SIA Applauds CHIPS Incentives for Hemlock Manufacturing Expansion in Michigan
October 22, 2024 | SIAEstimated reading time: 1 minute
The Semiconductor Industry Association (SIA) today released the following statement from SIA President and CEO John Neuffer applauding semiconductor manufacturing incentives announced by the U.S. Department of Commerce and Hemlock Semiconductor (HSC).
Today’s announced incentives are designed to help HSC build a new hyper-pure semiconductor-grade polysilicon facility in Michigan.
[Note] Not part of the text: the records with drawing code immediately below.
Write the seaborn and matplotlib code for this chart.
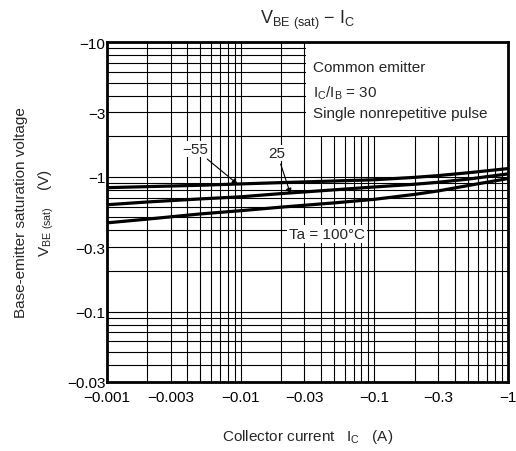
import numpy as np
import pandas as pd
import seaborn as sns
import matplotlib.pyplot as plt
from matplotlib.patches import Rectangle
from matplotlib.ticker import LogLocator, NullFormatter

# Collector current magnitude (A) and VBE(sat) magnitude (V) for each ambient temperature
ic = [0.001, 0.002, 0.005, 0.01, 0.02, 0.05, 0.1, 0.2, 0.3, 0.5, 1.0]
vbe_m55 = [0.83, 0.845, 0.865, 0.885, 0.905, 0.93, 0.95, 0.99, 1.02, 1.07, 1.15]
vbe_25 = [0.62, 0.65, 0.685, 0.71, 0.75, 0.80, 0.84, 0.88, 0.91, 0.96, 1.05]
vbe_100 = [0.455, 0.485, 0.53, 0.56, 0.595, 0.64, 0.68, 0.74, 0.785, 0.86, 0.97]

x_ticks = [0.001, 0.003, 0.01, 0.03, 0.1, 0.3, 1]
x_labels = ["\u22120.001", "\u22120.003", "\u22120.01", "\u22120.03", "\u22120.1", "\u22120.3", "\u22121"]
y_ticks = [0.03, 0.1, 0.3, 1, 3, 10]
y_labels = ["\u22120.03", "\u22120.1", "\u22120.3", "\u22121", "\u22123", "\u221210"]

df = pd.DataFrame({
    "ic": ic * 3,
    "vbe": vbe_m55 + vbe_25 + vbe_100,
    "ta": ["-55"] * len(ic) + ["25"] * len(ic) + ["100"] * len(ic),
})

sns.set_style("white")
plt.rcParams["font.family"] = ["Liberation Sans", "DejaVu Sans"]
plt.rcParams["mathtext.default"] = "regular"

fig = plt.figure(figsize=(5.16, 4.52), dpi=100)
ax = fig.add_axes([107 / 516, 1 - 383 / 452, 401 / 516, 340 / 452])

sns.lineplot(data=df, x="ic", y="vbe", hue="ta", palette=["black"] * 3,
             linewidth=2.3, legend=False, ax=ax, zorder=3)

ax.set_xscale("log")
ax.set_yscale("log")
ax.set_xlim(0.001, 1)
ax.set_ylim(0.03, 10)

ax.set_xticks(x_ticks)
ax.set_xticklabels(x_labels)
ax.set_yticks(y_ticks)
ax.set_yticklabels(y_labels)
ax.xaxis.set_minor_locator(LogLocator(base=10, subs=np.arange(2, 10)))
ax.yaxis.set_minor_locator(LogLocator(base=10, subs=np.arange(2, 10)))
ax.xaxis.set_minor_formatter(NullFormatter())
ax.yaxis.set_minor_formatter(NullFormatter())
ax.tick_params(which="both", length=0, labelsize=11, colors="black")
ax.tick_params(axis="x", pad=6)
ax.tick_params(axis="y", pad=1)

ax.grid(True, which="both", color="black", linewidth=0.8)
ax.set_axisbelow(True)
for s in ax.spines.values():
    s.set_visible(True)
    s.set_color("black")
    s.set_linewidth(2)
    s.set_zorder(5)

# white panel behind the conditions text
ax.add_patch(Rectangle((0.496, 0.7235), 0.504, 0.2765, transform=ax.transAxes,
                       facecolor="white", edgecolor="none", zorder=2))
ax.text(0.514, 0.926, "Common emitter", transform=ax.transAxes, fontsize=11, va="center", zorder=4)
ax.text(0.514, 0.853, "$I_C/I_B$ = 30", transform=ax.transAxes, fontsize=11, va="center", zorder=4)
ax.text(0.514, 0.792, "Single nonrepetitive pulse", transform=ax.transAxes, fontsize=11, va="center", zorder=4)

arrow = dict(arrowstyle="-|>", color="black", lw=0.8, mutation_scale=8, shrinkA=2, shrinkB=0)
ax.annotate("\u221255", xy=(0.0095, 0.88), xytext=(0.00455, 1.61), fontsize=11,
            ha="center", va="center", arrowprops=arrow, zorder=4,
            bbox=dict(facecolor="white", edgecolor="none", pad=1))
ax.annotate("25", xy=(0.0236, 0.745), xytext=(0.0187, 1.50), fontsize=11,
            ha="center", va="center", arrowprops=arrow, zorder=4,
            bbox=dict(facecolor="white", edgecolor="none", pad=1))
ax.text(0.044, 0.378, "Ta = 100\u00b0C", fontsize=11, ha="center", va="center", zorder=4,
        bbox=dict(facecolor="white", edgecolor="none", pad=1.5))

ax.set_title("$V_{BE\\ (sat)}$ \u2212 $I_C$", fontsize=13, pad=14)
ax.set_xlabel("Collector current   $I_C$   (A)", fontsize=11, labelpad=16)
ax.set_ylabel("Base-emitter saturation voltage\n$V_{BE\\ (sat)}$    (V)", fontsize=11,
              labelpad=8, linespacing=1.7)

fig.savefig("out.png", dpi=100)
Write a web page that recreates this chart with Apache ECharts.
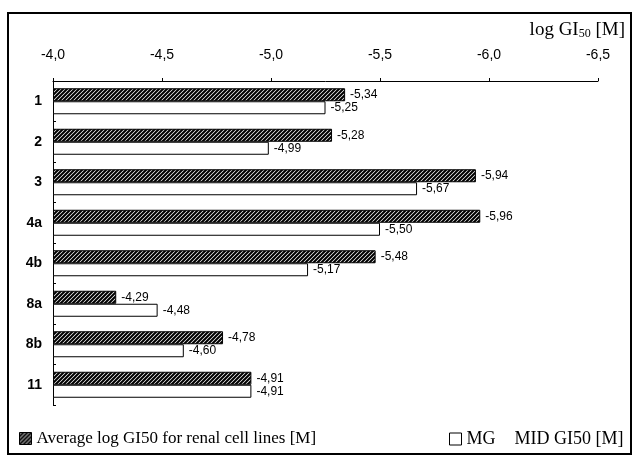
<!DOCTYPE html>
<html>
<head>
<meta charset="utf-8">
<script src="https://cdn.jsdelivr.net/npm/echarts@6/dist/echarts.min.js"></script>
<style>
  html, body { margin: 0; padding: 0; background: #fff; }
  #chart { width: 635px; height: 465px; }
</style>
</head>
<body>
<div id="chart"></div>
<script>
// compounds
const categories = ['1', '2', '3', '4a', '4b', '8a', '8b', '11']
// average log GI50 for renal cell lines
const renalValues = [-5.34, -5.28, -5.94, -5.96, -5.48, -4.29, -4.78, -4.91]
// MG MID GI50
const mgMidValues = [-5.25, -4.99, -5.67, -5.50, -5.17, -4.48, -4.60, -4.91]
const xTicks = [-6.5, -6.0, -5.5, -5.0, -4.5, -4.0]

const renalName = 'Average log GI50 for renal cell lines [M]'
const mgName = 'MG  MID GI50 [M]'

const serif = 'Liberation Serif, Times New Roman'
const sans = 'Liberation Sans, Arial'

// hatched fill "////"
function makeHatch () {
  const c = document.createElement('canvas')
  c.width = 4
  c.height = 4
  const ctx = c.getContext('2d')
  ctx.fillStyle = '#ffffff'
  ctx.fillRect(0, 0, 4, 4)
  ctx.strokeStyle = '#000'
  ctx.lineWidth = 2.1
  ctx.beginPath()
  ctx.moveTo(-1, 5); ctx.lineTo(5, -1)
  ctx.moveTo(-1, 1); ctx.lineTo(1, -1)
  ctx.moveTo(3, 5); ctx.lineTo(5, 3)
  ctx.stroke()
  return c
}
const hatch = { image: makeHatch(), repeat: 'repeat' }

const comma = (v, d) => v.toFixed(d).replace('.', ',')

const chart = echarts.init(document.getElementById('chart'), null, { renderer: 'canvas' })

const labelStyle = {
  show: true,
  position: 'right',
  distance: 5,
  color: '#000',
  fontFamily: sans,
  fontSize: 12,
  formatter: p => comma(p.value, 2)
}

const option = {
  animation: false,
  backgroundColor: '#fff',
  title: {
    right: 10,
    top: 20,
    padding: 0,
    text: '{a|log GI}{s|50}{a| [M]}',
    textStyle: {
      fontWeight: 'normal',
      rich: {
        a: { fontFamily: serif, fontSize: 19, fontWeight: 'normal', color: '#000' },
        s: { fontFamily: serif, fontSize: 12, fontWeight: 'normal', color: '#000', padding: [8, 0, 0, 0] }
      }
    }
  },
  graphic: [
    {
      type: 'rect',
      shape: { x: 8, y: 13, width: 623, height: 441 },
      style: { fill: 'none', stroke: '#000', lineWidth: 2 },
      silent: true
    }
  ],
  legend: [
    {
      left: 19,
      top: 430,
      padding: 0,
      itemWidth: 12,
      itemHeight: 12,
      icon: 'rect',
      textStyle: { fontFamily: serif, fontSize: 17, color: '#000' },
      data: [{ name: renalName, itemStyle: { color: hatch, borderColor: '#000', borderWidth: 1 } }]
    },
    {
      left: 449,
      top: 430,
      padding: 0,
      itemWidth: 12,
      itemHeight: 12,
      icon: 'rect',
      formatter: () => '{g|MG}{h|MID GI50 [M]}',
      textStyle: {
        fontFamily: serif,
        fontSize: 18,
        color: '#000',
        rich: {
          g: { fontFamily: serif, fontSize: 18, color: '#000', padding: [0, 19, 0, 0] },
          h: { fontFamily: serif, fontSize: 18, color: '#000' }
        }
      },
      data: [{ name: mgName, itemStyle: { color: '#fff', borderColor: '#000', borderWidth: 1 } }]
    }
  ],
  grid: {
    left: 53,
    right: 37,
    top: 81,
    height: 324
  },
  xAxis: {
    type: 'value',
    position: 'top',
    inverse: true,
    min: xTicks[0],
    max: xTicks[xTicks.length - 1],
    interval: 0.5,
    startValue: -4,
    splitLine: { show: false },
    axisLine: { show: true, lineStyle: { color: '#000', width: 1 } },
    axisTick: { show: true, length: 3, lineStyle: { color: '#000' } },
    axisLabel: {
      margin: 19,
      color: '#000',
      fontFamily: sans,
      fontSize: 14,
      formatter: v => comma(v, 1)
    }
  },
  yAxis: {
    type: 'category',
    inverse: true,
    data: categories,
    axisLine: { show: true, lineStyle: { color: '#000', width: 1 } },
    axisTick: { show: true, inside: true, length: 3, lineStyle: { color: '#000' } },
    axisLabel: {
      margin: 11,
      color: '#000',
      fontFamily: sans,
      fontWeight: 'bold',
      fontSize: 14
    }
  },
  series: [
    {
      name: renalName,
      type: 'bar',
      barWidth: 13,
      barGap: '0%',
      data: renalValues,
      itemStyle: { color: hatch, borderColor: '#000', borderWidth: 1 },
      label: labelStyle
    },
    {
      name: mgName,
      type: 'bar',
      barWidth: 13,
      barGap: '0%',
      data: mgMidValues,
      itemStyle: { color: '#fff', borderColor: '#000', borderWidth: 1 },
      label: labelStyle
    }
  ]
}

chart.setOption(option)
</script>
</body>
</html>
“Polysilicon is a critical material used in the production of semiconductors, and extremely high-purity polysilicon is needed to produce the advanced chips powering AI, autonomous driving, telecommunications, and more. By expanding HSC’s ability to produce high-purity polysilicon, these incentives will help strengthen America’s supply chain resilience, national security, and technological leadership. We applaud HSC for investing ambitiously in America and commend the U.S. Department of Commerce for its work to diligently allocate CHIPS incentives.”
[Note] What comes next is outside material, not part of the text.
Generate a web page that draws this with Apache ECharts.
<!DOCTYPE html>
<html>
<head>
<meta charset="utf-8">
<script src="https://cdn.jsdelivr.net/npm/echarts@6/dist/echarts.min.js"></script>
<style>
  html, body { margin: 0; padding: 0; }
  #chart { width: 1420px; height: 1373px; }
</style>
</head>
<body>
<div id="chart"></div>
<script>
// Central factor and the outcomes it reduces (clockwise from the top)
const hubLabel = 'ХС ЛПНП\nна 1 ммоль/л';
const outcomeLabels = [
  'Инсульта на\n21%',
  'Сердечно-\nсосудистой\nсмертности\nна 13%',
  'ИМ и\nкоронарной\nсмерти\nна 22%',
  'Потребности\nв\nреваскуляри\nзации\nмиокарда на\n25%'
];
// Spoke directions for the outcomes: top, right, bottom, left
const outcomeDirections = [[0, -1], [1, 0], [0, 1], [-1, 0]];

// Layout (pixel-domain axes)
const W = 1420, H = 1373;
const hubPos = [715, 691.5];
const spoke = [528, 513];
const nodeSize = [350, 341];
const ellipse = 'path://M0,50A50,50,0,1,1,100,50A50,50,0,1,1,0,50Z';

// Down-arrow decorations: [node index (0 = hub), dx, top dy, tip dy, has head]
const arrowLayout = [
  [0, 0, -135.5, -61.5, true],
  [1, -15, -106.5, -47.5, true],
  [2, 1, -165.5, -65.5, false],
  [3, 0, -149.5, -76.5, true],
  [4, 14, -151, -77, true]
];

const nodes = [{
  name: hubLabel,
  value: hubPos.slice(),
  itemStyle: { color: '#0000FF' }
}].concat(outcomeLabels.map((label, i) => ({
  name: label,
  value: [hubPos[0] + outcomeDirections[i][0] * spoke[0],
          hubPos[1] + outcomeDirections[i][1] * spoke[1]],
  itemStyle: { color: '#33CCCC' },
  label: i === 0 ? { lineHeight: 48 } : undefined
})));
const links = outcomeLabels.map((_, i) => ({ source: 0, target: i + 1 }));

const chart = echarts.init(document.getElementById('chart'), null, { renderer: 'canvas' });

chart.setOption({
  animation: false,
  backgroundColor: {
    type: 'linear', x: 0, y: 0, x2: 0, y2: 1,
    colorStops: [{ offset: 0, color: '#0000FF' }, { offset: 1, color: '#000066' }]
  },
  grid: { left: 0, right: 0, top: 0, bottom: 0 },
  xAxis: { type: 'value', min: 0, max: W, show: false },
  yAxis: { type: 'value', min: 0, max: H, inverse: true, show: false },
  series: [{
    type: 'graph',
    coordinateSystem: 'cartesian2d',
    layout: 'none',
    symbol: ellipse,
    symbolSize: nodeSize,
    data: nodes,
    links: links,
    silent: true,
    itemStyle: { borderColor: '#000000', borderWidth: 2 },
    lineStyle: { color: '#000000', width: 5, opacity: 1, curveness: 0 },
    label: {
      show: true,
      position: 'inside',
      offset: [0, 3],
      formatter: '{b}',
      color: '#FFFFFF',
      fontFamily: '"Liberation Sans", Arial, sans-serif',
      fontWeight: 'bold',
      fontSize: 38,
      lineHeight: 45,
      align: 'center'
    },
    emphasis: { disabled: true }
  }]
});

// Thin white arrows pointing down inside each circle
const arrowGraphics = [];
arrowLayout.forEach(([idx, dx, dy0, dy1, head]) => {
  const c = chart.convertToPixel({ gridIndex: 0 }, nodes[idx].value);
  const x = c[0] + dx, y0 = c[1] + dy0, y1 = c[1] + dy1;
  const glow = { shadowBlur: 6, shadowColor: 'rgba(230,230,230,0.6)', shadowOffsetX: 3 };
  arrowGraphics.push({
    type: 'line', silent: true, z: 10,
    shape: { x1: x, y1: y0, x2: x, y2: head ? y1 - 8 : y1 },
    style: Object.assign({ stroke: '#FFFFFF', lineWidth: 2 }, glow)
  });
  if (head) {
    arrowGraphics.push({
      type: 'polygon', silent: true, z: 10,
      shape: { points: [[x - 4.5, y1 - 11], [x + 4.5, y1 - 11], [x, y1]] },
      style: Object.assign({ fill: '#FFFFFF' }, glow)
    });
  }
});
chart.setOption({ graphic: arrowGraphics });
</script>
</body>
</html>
The U.S. Department of Commerce previously announced incentives for a range of companies and projects that will help strengthen the U.S. semiconductor supply chain.
The CHIPS Act’s manufacturing incentives have sparked substantial announced investments in the U.S. In fact, companies in the semiconductor ecosystem have announced 90 new projects across 28 U.S. states—totaling hundreds of billions of dollars in private investments—since the CHIPS Act was introduced. These announced projects will create more than 58,000 jobs in the semiconductor ecosystem and support hundreds of thousands of additional U.S. jobs throughout the U.S. economy.
An SIA-Boston Consulting Group report released in May projected the United States will triple its domestic semiconductor manufacturing capacity from 2022—when CHIPS was enacted—to 2032. The projected 203% growth is the largest projected percent increase in the world over that time. The report also projected America will capture over one-quarter (28%) of total global capital expenditures (capex) from 2024-2032.